Standing up and holding on tight, the writer unexpectedly found joy in the ride.  Evidently, in the course of most days he felt slightly mournful, as if time were passing and leaving him behind like a rock being worn away by the wind and tide.

Now on the bus, the writer had an epiphany.  Time was passing, but it was taking him with it.  His perspective changed.  Perhaps, he thought, time is a stationary place through which we all move, alone and together.    

Fountain of Time
by Lorado Taft (1920)

I remembered from college a large statue called “Time” on the campus of the University of Chicago.  There was a quotation on its long pedestal:  Time goes, you say?  Ah no! alas, time stays, we go. 

My 20-year old self had been willing to embrace this maudlin saying by an obscure nineteenth-century poet.  But now, not so much. 

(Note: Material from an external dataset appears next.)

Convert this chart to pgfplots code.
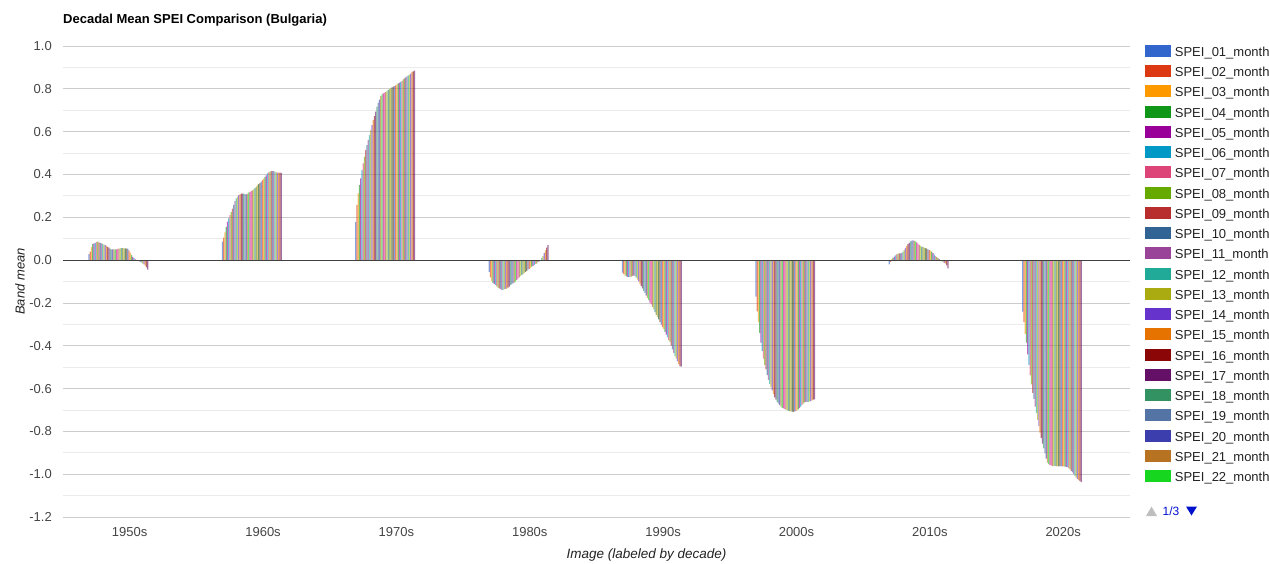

I got off the bus and started to cross Washington Square Park.  There is a song, "Diamonds and Rust," which Joan Baez wrote for Bob Dylan “light years ago,” she once said, after their love affair ended. 

Now I see you standing with brown leaves all around and snow in your hair
Now we’re smiling out the window of that crummy hotel over Washington Square
Our breath comes in white clouds, mingles and hangs in the air
Speaking strictly for me we both could have died then and there


Bob Dylan and Joan Baez (1963)

How stunning to hear those words as a teenager.  Now I feel grateful to have experienced such a moment, but at the age of 16 – not fully comprehending and definitely not ready for it.

Time to pick up the pace.  Around the corner lay dear delightful Cornelia Street, snowflakes drifting under the streetlamps; storefronts drawn by Beatrix Potter.

Something happened when I opened the door and stepped in:  an extraordinary feeling of well-being.  The candlelight shimmered and streamed in every direction.  And there was my friend sitting at a far table along the left wall.

I had boarded the bus just an hour earlier.  Yet it felt like a century had passed, on one hand, and just a few minutes, on the other, during the journey to Po. Gratefully, I sat down in the glow.